**SUPPLIED MATERIAL:**
---
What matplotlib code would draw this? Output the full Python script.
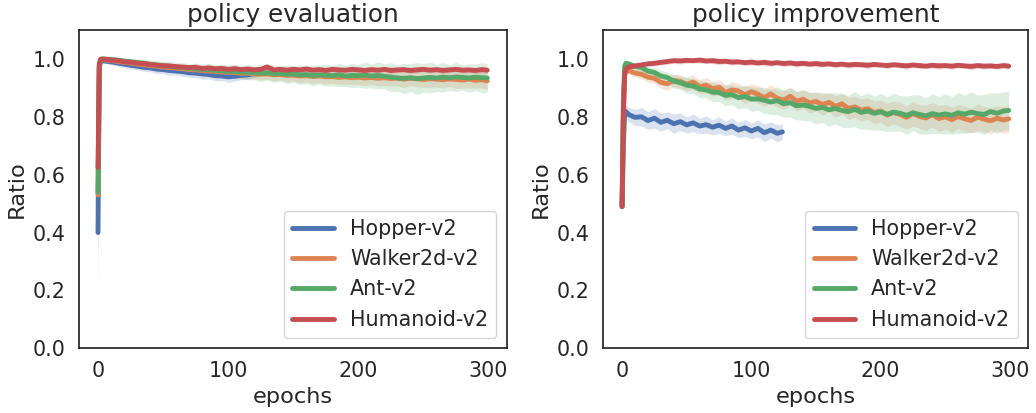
import matplotlib

matplotlib.use("Agg")
import matplotlib.pyplot as plt
import numpy as np
import seaborn as sns

# epoch grids (Hopper runs stop at ~124 epochs)
epochs = [0, 1, 2, 3] + list(range(5, 300, 5)) + [299]
hopper_epochs = [0, 1, 2, 3] + list(range(5, 125, 5)) + [124]

env_names = ["Hopper-v2", "Walker2d-v2", "Ant-v2", "Humanoid-v2"]
panel_titles = ["policy evaluation", "policy improvement"]

# ---- policy evaluation: mean ratio and band half-width ----
eval_hopper = [
    0.40, 0.97, 0.993, 0.994,
    0.993, 0.990, 0.986, 0.982, 0.978, 0.975, 0.971, 0.969, 0.965, 0.963,
    0.960, 0.958, 0.956, 0.952, 0.951, 0.948, 0.946, 0.942, 0.941, 0.938,
    0.940, 0.943, 0.945, 0.949,
    0.952,
]
eval_walker = [
    0.53, 0.975, 0.996, 0.998,
    0.997, 0.995, 0.991, 0.988, 0.986, 0.982, 0.980, 0.977, 0.975, 0.972,
    0.970, 0.968, 0.966, 0.963, 0.962, 0.960, 0.958, 0.957, 0.955, 0.954,
    0.953, 0.950, 0.951, 0.948, 0.947, 0.948, 0.945, 0.946, 0.943, 0.944,
    0.941, 0.942, 0.939, 0.941, 0.938, 0.939, 0.936, 0.938, 0.935, 0.937,
    0.934, 0.936, 0.933, 0.935, 0.932, 0.934, 0.930, 0.933, 0.931, 0.929,
    0.932, 0.930, 0.928, 0.931, 0.929, 0.927, 0.930, 0.926, 0.928,
    0.924,
]
eval_ant = [
    0.54, 0.975, 0.999, 1.0,
    1.0, 0.998, 0.996, 0.993, 0.990, 0.988, 0.985, 0.982, 0.979, 0.977,
    0.974, 0.972, 0.970, 0.967, 0.966, 0.963, 0.963, 0.960, 0.959, 0.957,
    0.957, 0.954, 0.955, 0.952, 0.951, 0.952, 0.949, 0.950, 0.947, 0.948,
    0.945, 0.946, 0.943, 0.945, 0.944, 0.942, 0.945, 0.941, 0.943, 0.942,
    0.944, 0.941, 0.943, 0.940, 0.937, 0.934, 0.933, 0.935, 0.932, 0.934,
    0.936, 0.934, 0.937, 0.935, 0.938, 0.936, 0.934, 0.937, 0.935,
    0.934,
]
eval_humanoid = [
    0.625, 0.985, 0.998, 0.999,
    0.999, 0.996, 0.994, 0.990, 0.989, 0.985, 0.984, 0.980, 0.979, 0.976,
    0.976, 0.973, 0.972, 0.970, 0.971, 0.967, 0.969, 0.966, 0.967, 0.964,
    0.966, 0.963, 0.965, 0.962, 0.964, 0.972, 0.962, 0.964, 0.961, 0.964,
    0.962, 0.965, 0.961, 0.963, 0.960, 0.964, 0.962, 0.961, 0.964, 0.962,
    0.960, 0.963, 0.961, 0.964, 0.960, 0.962, 0.963, 0.960, 0.962, 0.964,
    0.961, 0.963, 0.960, 0.962, 0.964, 0.961, 0.962, 0.960, 0.963,
    0.961,
]
eval_hopper_hw = [
    0.24, 0.03, 0.008, 0.008,
    0.009, 0.010, 0.012, 0.011, 0.013, 0.012, 0.014, 0.013, 0.015, 0.014,
    0.016, 0.014, 0.017, 0.015, 0.016, 0.018, 0.015, 0.017, 0.016, 0.018,
    0.017, 0.015, 0.016, 0.014,
    0.012,
]
eval_walker_hw = [
    0.20, 0.03, 0.008, 0.007,
    0.008, 0.009, 0.010, 0.012, 0.010, 0.013, 0.011, 0.014, 0.012, 0.013,
    0.015, 0.012, 0.014, 0.016, 0.013, 0.015, 0.017, 0.014, 0.016, 0.015,
    0.018, 0.016, 0.019, 0.017, 0.020, 0.018, 0.021, 0.019, 0.022, 0.020,
    0.023, 0.021, 0.024, 0.022, 0.025, 0.023, 0.024, 0.026, 0.023, 0.025,
    0.027, 0.024, 0.026, 0.028, 0.025, 0.027, 0.029, 0.026, 0.028, 0.027,
    0.030, 0.027, 0.029, 0.026, 0.031, 0.028, 0.030, 0.027, 0.029,
    0.030,
]
eval_ant_hw = [
    0.09, 0.03, 0.006, 0.006,
    0.006, 0.008, 0.010, 0.009, 0.012, 0.011, 0.014, 0.012, 0.015, 0.014,
    0.017, 0.015, 0.018, 0.016, 0.020, 0.018, 0.022, 0.019, 0.023, 0.021,
    0.025, 0.022, 0.027, 0.024, 0.029, 0.026, 0.030, 0.027, 0.032, 0.029,
    0.034, 0.031, 0.036, 0.033, 0.038, 0.035, 0.040, 0.037, 0.042, 0.039,
    0.045, 0.041, 0.047, 0.043, 0.050, 0.046, 0.052, 0.048, 0.055, 0.049,
    0.053, 0.047, 0.051, 0.045, 0.050, 0.044, 0.049, 0.046, 0.052,
    0.050,
]
eval_humanoid_hw = [
    0.30, 0.03, 0.008, 0.007,
    0.007, 0.008, 0.009, 0.007, 0.010, 0.008, 0.009, 0.011, 0.008, 0.010,
    0.009, 0.011, 0.008, 0.010, 0.012, 0.009, 0.010, 0.008, 0.011, 0.009,
    0.012, 0.010, 0.009, 0.011, 0.008, 0.012, 0.010, 0.009, 0.011, 0.010,
    0.008, 0.011, 0.009, 0.012, 0.010, 0.009, 0.011, 0.008, 0.010, 0.012,
    0.009, 0.011, 0.010, 0.008, 0.012, 0.010, 0.009, 0.011, 0.010, 0.008,
    0.011, 0.009, 0.012, 0.010, 0.008, 0.011, 0.009, 0.010, 0.012,
    0.010,
]

# ---- policy improvement ----
imp_hopper = [
    0.49, 0.70, 0.815, 0.818,
    0.808, 0.798, 0.800, 0.787, 0.795, 0.781, 0.788, 0.776, 0.783, 0.772,
    0.779, 0.768, 0.773, 0.764, 0.771, 0.760, 0.768, 0.754, 0.762, 0.751,
    0.760, 0.745, 0.754, 0.743,
    0.748,
]
imp_walker = [
    0.49, 0.82, 0.945, 0.955,
    0.960, 0.951, 0.947, 0.937, 0.933, 0.919, 0.914, 0.926, 0.922, 0.913,
    0.920, 0.904, 0.909, 0.897, 0.902, 0.884, 0.893, 0.889, 0.876, 0.887,
    0.878, 0.866, 0.879, 0.864, 0.858, 0.871, 0.854, 0.861, 0.848, 0.853,
    0.842, 0.850, 0.836, 0.845, 0.829, 0.834, 0.823, 0.828, 0.815, 0.820,
    0.806, 0.815, 0.808, 0.798, 0.811, 0.801, 0.796, 0.807, 0.794, 0.800,
    0.790, 0.801, 0.793, 0.787, 0.799, 0.792, 0.786, 0.795, 0.789,
    0.793,
]
imp_ant = [
    0.49, 0.86, 0.975, 0.985,
    0.983, 0.974, 0.970, 0.958, 0.953, 0.941, 0.936, 0.923, 0.918, 0.909,
    0.906, 0.896, 0.893, 0.885, 0.884, 0.874, 0.877, 0.866, 0.870, 0.861,
    0.862, 0.857, 0.851, 0.856, 0.845, 0.849, 0.838, 0.841, 0.836, 0.829,
    0.833, 0.824, 0.829, 0.822, 0.818, 0.826, 0.815, 0.820, 0.812, 0.817,
    0.809, 0.816, 0.812, 0.805, 0.814, 0.808, 0.803, 0.811, 0.806, 0.810,
    0.805, 0.814, 0.809, 0.816, 0.811, 0.808, 0.818, 0.812, 0.820,
    0.822,
]
imp_humanoid = [
    0.49, 0.80, 0.95, 0.965,
    0.972, 0.976, 0.979, 0.983, 0.985, 0.988, 0.991, 0.994, 0.993, 0.995,
    0.994, 0.996, 0.993, 0.994, 0.991, 0.992, 0.989, 0.990, 0.987, 0.989,
    0.986, 0.988, 0.985, 0.987, 0.984, 0.986, 0.983, 0.985, 0.982, 0.984,
    0.981, 0.983, 0.980, 0.982, 0.979, 0.981, 0.980, 0.978, 0.981, 0.979,
    0.977, 0.980, 0.978, 0.976, 0.979, 0.977, 0.975, 0.978, 0.976, 0.977,
    0.975, 0.978, 0.976, 0.974, 0.977, 0.975, 0.976, 0.974, 0.977,
    0.975,
]
imp_hopper_hw = [
    0.05, 0.06, 0.020, 0.022,
    0.024, 0.028, 0.032, 0.030, 0.034, 0.031, 0.029, 0.033, 0.030, 0.028,
    0.031, 0.027, 0.030, 0.026, 0.029, 0.025, 0.028, 0.026, 0.030, 0.027,
    0.029, 0.031, 0.028, 0.030,
    0.026,
]
imp_walker_hw = [
    0.03, 0.06, 0.015, 0.012,
    0.012, 0.014, 0.016, 0.018, 0.017, 0.020, 0.022, 0.021, 0.024, 0.023,
    0.026, 0.024, 0.027, 0.025, 0.028, 0.026, 0.029, 0.027, 0.030, 0.028,
    0.031, 0.029, 0.032, 0.030, 0.033, 0.031, 0.034, 0.032, 0.035, 0.033,
    0.036, 0.034, 0.037, 0.035, 0.038, 0.036, 0.039, 0.037, 0.040, 0.038,
    0.041, 0.039, 0.042, 0.040, 0.043, 0.041, 0.044, 0.042, 0.045, 0.043,
    0.044, 0.042, 0.045, 0.043, 0.046, 0.044, 0.045, 0.043, 0.046,
    0.045,
]
imp_ant_hw = [
    0.03, 0.06, 0.012, 0.010,
    0.010, 0.012, 0.015, 0.014, 0.018, 0.020, 0.019, 0.024, 0.022, 0.027,
    0.025, 0.030, 0.028, 0.033, 0.031, 0.036, 0.034, 0.039, 0.037, 0.042,
    0.040, 0.045, 0.043, 0.048, 0.046, 0.051, 0.049, 0.053, 0.050, 0.055,
    0.052, 0.057, 0.054, 0.059, 0.056, 0.061, 0.058, 0.063, 0.059, 0.064,
    0.060, 0.066, 0.061, 0.067, 0.062, 0.068, 0.063, 0.069, 0.064, 0.070,
    0.065, 0.071, 0.066, 0.070, 0.064, 0.069, 0.065, 0.070, 0.066,
    0.068,
]
imp_humanoid_hw = [
    0.02, 0.05, 0.015, 0.010,
    0.009, 0.008, 0.010, 0.009, 0.011, 0.008, 0.010, 0.009, 0.011, 0.010,
    0.008, 0.011, 0.009, 0.010, 0.012, 0.009, 0.011, 0.008, 0.010, 0.011,
    0.009, 0.012, 0.010, 0.008, 0.011, 0.009, 0.012, 0.010, 0.009, 0.011,
    0.010, 0.008, 0.012, 0.009, 0.011, 0.010, 0.009, 0.012, 0.010, 0.008,
    0.011, 0.009, 0.010, 0.012, 0.009, 0.011, 0.008, 0.010, 0.012, 0.009,
    0.011, 0.010, 0.008, 0.012, 0.009, 0.011, 0.010, 0.009, 0.011,
    0.010,
]

panels = [
    [
        (hopper_epochs, eval_hopper, eval_hopper_hw),
        (epochs, eval_walker, eval_walker_hw),
        (epochs, eval_ant, eval_ant_hw),
        (epochs, eval_humanoid, eval_humanoid_hw),
    ],
    [
        (hopper_epochs, imp_hopper, imp_hopper_hw),
        (epochs, imp_walker, imp_walker_hw),
        (epochs, imp_ant, imp_ant_hw),
        (epochs, imp_humanoid, imp_humanoid_hw),
    ],
]

sns.set_theme(style="white", font_scale=1.35)
colors = sns.color_palette("deep", 4)

fig = plt.figure(figsize=(10.36, 4.13), dpi=100)
axes = [
    fig.add_axes([0.0758, 0.1567, 0.4133, 0.7707]),
    fig.add_axes([0.5818, 0.1567, 0.4105, 0.7707]),
]

for ax, title, series in zip(axes, panel_titles, panels):
    for (x, mean, hw), name, color in zip(series, env_names, colors):
        x = np.asarray(x, dtype=float)
        mean = np.asarray(mean)
        hw = np.asarray(hw)
        ax.plot(x, mean, color=color, lw=3.5, label=name, solid_capstyle="round")
        ax.fill_between(x, mean - hw, mean + hw, color=color, alpha=0.2, linewidth=0)
    ax.set_xlim(-14.95, 313.95)
    ax.set_ylim(0.0, 1.1)
    ax.set_xticks([0, 100, 200, 300])
    ax.set_yticks([0.0, 0.2, 0.4, 0.6, 0.8, 1.0])
    ax.set_xlabel("epochs")
    ax.set_ylabel("Ratio")
    ax.set_title(title, fontsize=17.8)
    ax.legend(loc="lower right")

fig.savefig("out.png", dpi=100)
plt.close(fig)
---
**SET PROBLEM:**
Restate, line by line and word for word, everything from the top of the material through the line that contains "import seaborn as sns". Leave pictures out.

**ANSWER IN FULL:**
What matplotlib code would draw this? Output the full Python script.
import matplotlib

matplotlib.use("Agg")
import matplotlib.pyplot as plt
import numpy as np
import seaborn as sns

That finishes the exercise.